The project aligns with Vision 2030’s objective to establish Saudi Arabia as a global logistics hub, complementing investments in port capacity, free-zone development, and customs modernisation. The National Transport and Logistics Strategy has identified logistics-sector contribution to GDP as a key performance indicator, and the Landbridge is among the most consequential infrastructure investments supporting that target.
Challenges and Considerations
The Landbridge faces significant technical, financial, and commercial challenges. Construction costs are substantial, with estimates ranging into the tens of billions of dollars depending on scope and specification. The business case depends on attracting sufficient transhipment volumes to justify the capital expenditure, which in turn requires competitive transit times, pricing, and reliability relative to all-water alternatives.
Commercial viability also depends on the efficiency of port-rail interfaces. Rapid container transfer between vessels and trains at both eastern and western terminals is essential to maintaining competitive overall transit times. This requires purpose-built intermodal terminal facilities, advanced port logistics systems, and seamless customs and documentation processes that minimise dwell times.
Geopolitical considerations also factor into the project’s strategic calculus. The Landbridge would provide a routing alternative that avoids several maritime chokepoints, including the Strait of Hormuz and the Bab el-Mandeb Strait, both of which have been subject to security disruptions that affect international shipping. This strategic-resilience dimension adds a non-commercial rationale that may influence sovereign investment decisions.
Project Status and Timeline
The Landbridge has progressed through multiple phases of feasibility study and preliminary engineering. International consulting firms and engineering companies have been engaged to assess technical options, financial structures, and market demand.

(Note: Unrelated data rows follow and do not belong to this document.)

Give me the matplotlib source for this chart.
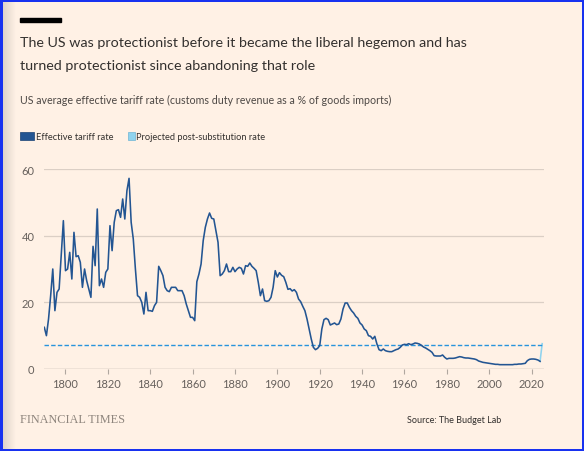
import numpy as np
import matplotlib.pyplot as plt
from matplotlib.patches import Rectangle
from matplotlib.colors import LinearSegmentedColormap

# US average effective tariff rate, %
years = np.arange(1790, 2025)
tariff = [
    12.5, 10.0, 15.0, 22.0, 30.0, 17.5, 23.0, 24.0, 34.0, 44.5,   # 1790s
    29.5, 30.0, 35.0, 27.0, 41.0, 33.7, 34.0, 32.0, 24.5, 30.0,   # 1800s
    26.5, 24.0, 21.5, 36.8, 31.0, 48.0, 25.0, 27.0, 24.5, 29.0,   # 1810s
    30.0, 43.0, 35.5, 44.0, 47.5, 47.8, 45.5, 51.0, 45.0, 53.5,   # 1820s
    57.2, 44.0, 39.0, 30.0, 22.0, 21.5, 20.0, 16.5, 23.0, 17.5,   # 1830s
    17.5, 17.3, 19.0, 20.0, 30.8, 29.5, 28.0, 24.5, 23.5, 23.2,   # 1840s
    24.5, 24.5, 24.5, 23.5, 23.5, 23.5, 22.0, 19.5, 17.5, 15.5,   # 1850s
    15.5, 14.5, 26.2, 28.5, 31.5, 38.5, 42.5, 45.0, 46.8, 45.2,   # 1860s
    45.0, 41.5, 38.0, 28.0, 28.5, 29.5, 31.5, 29.2, 29.2, 30.5,   # 1870s
    29.2, 30.0, 30.5, 30.2, 28.5, 31.0, 30.8, 31.8, 30.8, 30.2,   # 1880s
    29.5, 26.0, 22.0, 24.0, 20.5, 20.3, 20.5, 21.5, 24.5, 29.5,   # 1890s
    27.6, 28.9, 28.1, 27.7, 26.0, 23.9, 24.1, 23.4, 23.8, 23.0,   # 1900s
    21.0, 20.2, 18.8, 17.5, 15.0, 12.0, 9.0, 6.5, 5.8, 6.2,       # 1910s
    7.0, 12.0, 14.8, 15.2, 14.8, 13.2, 13.5, 13.8, 13.3, 13.5,    # 1920s
    15.0, 18.0, 19.8, 19.8, 18.5, 17.5, 16.8, 15.8, 15.2, 13.8,   # 1930s
    13.2, 12.0, 11.5, 10.0, 9.8, 9.0, 9.8, 7.5, 5.8, 5.5,         # 1940s
    6.0, 5.5, 5.3, 5.2, 5.2, 5.5, 5.8, 6.0, 6.5, 7.2,             # 1950s
    7.4, 7.3, 7.6, 7.3, 7.5, 7.8, 7.7, 7.5, 7.1, 6.6,             # 1960s
    6.3, 5.9, 5.5, 5.0, 4.0, 3.9, 3.9, 3.9, 4.2, 3.5,             # 1970s
    3.0, 3.2, 3.2, 3.2, 3.3, 3.5, 3.7, 3.6, 3.4, 3.3,             # 1980s
    3.3, 3.2, 3.1, 3.0, 2.8, 2.4, 2.2, 2.0, 1.9, 1.8,             # 1990s
    1.7, 1.6, 1.5, 1.4, 1.4, 1.3, 1.3, 1.3, 1.3, 1.3,             # 2000s
    1.3, 1.3, 1.4, 1.4, 1.5, 1.5, 1.6, 1.7, 2.5, 2.9,             # 2010s
    3.0, 3.0, 2.9, 2.7, 2.3,                                      # 2020s
]
proj_years = [2024, 2025]
proj_rate = [2.3, 7.6]
post_sub_rate = 7.2

yticks = [0, 20, 40, 60]
xticks = list(range(1800, 2021, 20))

title_lines = ["The US was protectionist before it became the liberal hegemon and has",
               "turned protectionist since abandoning that role"]
subtitle = "US average effective tariff rate (customs duty revenue as a % of goods imports)"
legend_labels = ["Effective tariff rate", "Projected post-substitution rate"]
source = "Source: The Budget Lab"

bg = '#fff1e5'
dark = '#235592'
light = '#8fd3ee'
dashc = '#2894dc'
W, H = 584, 452

plt.rcParams['font.family'] = ['Lato', 'DejaVu Sans']

fig = plt.figure(figsize=(W / 100, H / 100), dpi=100, facecolor=bg)

def fx(px):
    return px / W

def fy(py):
    return 1 - py / H

# left shadow strip
sh = fig.add_axes([fx(2), 0, fx(14), 1])
cm = LinearSegmentedColormap.from_list('sh', ['#ddd2c8', bg])
sh.imshow(np.linspace(0, 1, 50)[None, :], cmap=cm, aspect='auto')
sh.axis('off')

ax = fig.add_axes([fx(44.3), fy(370), fx(500), 200 / H])
ax.set_facecolor(bg)

ax.plot(years, tariff, color=dark, lw=1.15, solid_joinstyle='round', zorder=4)
ax.plot(proj_years, proj_rate, color=light, lw=1.15, zorder=3)
ax.hlines(post_sub_rate, years[0], proj_years[-1], color=dashc, lw=1.0,
          linestyles=(0, (3.2, 1.6)), zorder=3)

ax.set_xlim(1790, 2026)
ax.set_ylim(0, 60)
ax.set_yticks(yticks)
ax.set_xticks(xticks)
for s in ax.spines.values():
    s.set_visible(False)
for v in yticks[1:]:
    ax.axhline(v, color='#dbcfc5', lw=0.9, zorder=1)
ax.axhline(0, color='#b0a79f', lw=1.0, zorder=2)
ax.tick_params(axis='y', length=0, pad=7, labelsize=8, labelcolor='#66605c')
ax.tick_params(axis='x', length=3.5, width=0.8, color='#b0a79f', pad=3,
               labelsize=8, labelcolor='#66605c')

# top rule and header
fig.add_artist(Rectangle((fx(20), fy(22.5)), fx(41), 3.5 / H, transform=fig.transFigure,
                         color='#000000'))
fig.text(fx(20.5), fy(46.7), title_lines[0], fontsize=10.3, color='#33302e', va='baseline')
fig.text(fx(20.5), fy(70), title_lines[1], fontsize=10.3, color='#33302e', va='baseline')
fig.text(fx(20.5), fy(104), subtitle, fontsize=7.7, color='#4d4845', va='baseline')

# legend
fig.add_artist(Rectangle((fx(20), fy(140.5)), fx(14), 7.5 / H, transform=fig.transFigure,
                         facecolor=dark, edgecolor='#1a4274', lw=0.5))
fig.text(fx(36.5), fy(140.5), legend_labels[0], fontsize=6.7, color='#33302e', va='baseline')
fig.add_artist(Rectangle((fx(127.5), fy(140.5)), fx(7), 7.5 / H, transform=fig.transFigure,
                         facecolor=light, edgecolor='#6fb5d4', lw=0.5))
fig.text(fx(136.5), fy(140.5), legend_labels[1], fontsize=6.7, color='#33302e', va='baseline')

# footer
fig.text(fx(20), fy(423.5), "FINANCIAL TIMES", family='Liberation Serif', fontsize=8.8,
         color='#8e857d', va='baseline')
fig.text(fx(501.5), fy(423.5), source, fontsize=6.5, color='#33302e', ha='right',
         va='baseline')

# blue frame
fig.add_artist(Rectangle((0, 0), 1, 1, transform=fig.transFigure, fill=False,
                         edgecolor='#1832f0', lw=3.6))

fig.savefig('out.png', dpi=100, facecolor=bg)
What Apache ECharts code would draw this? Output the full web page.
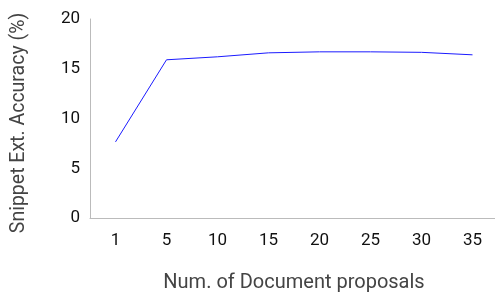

The project has been referenced in multiple high-level government strategy documents and has received endorsement from senior Saudi officials as a strategic national priority.
The implementation timeline remains subject to final investment decisions and procurement processes. The scale and complexity of the project suggest a multi-year construction programme following financial close, with phased commissioning that could see initial freight operations commence on completed sections before the full corridor is operational. The Saudi government’s demonstrated capacity to execute large-scale rail projects, evidenced by the Haramain High-Speed Railway and the North-South Railway, provides institutional precedent for delivering infrastructure of this magnitude.
Regional and Global Context
The Landbridge concept places Saudi Arabia within a broader trend of transcontinental land-transport corridor development. Analogous initiatives include China’s Belt and Road rail links connecting East Asia to Europe, the International North-South Transport Corridor linking India to Russia via Iran, and various East African rail corridors. Saudi Arabia’s geographic position between the world’s major manufacturing centres in Asia and consumer markets in Europe and Africa gives the Landbridge a distinctive value proposition within this global landscape of trade-corridor competition.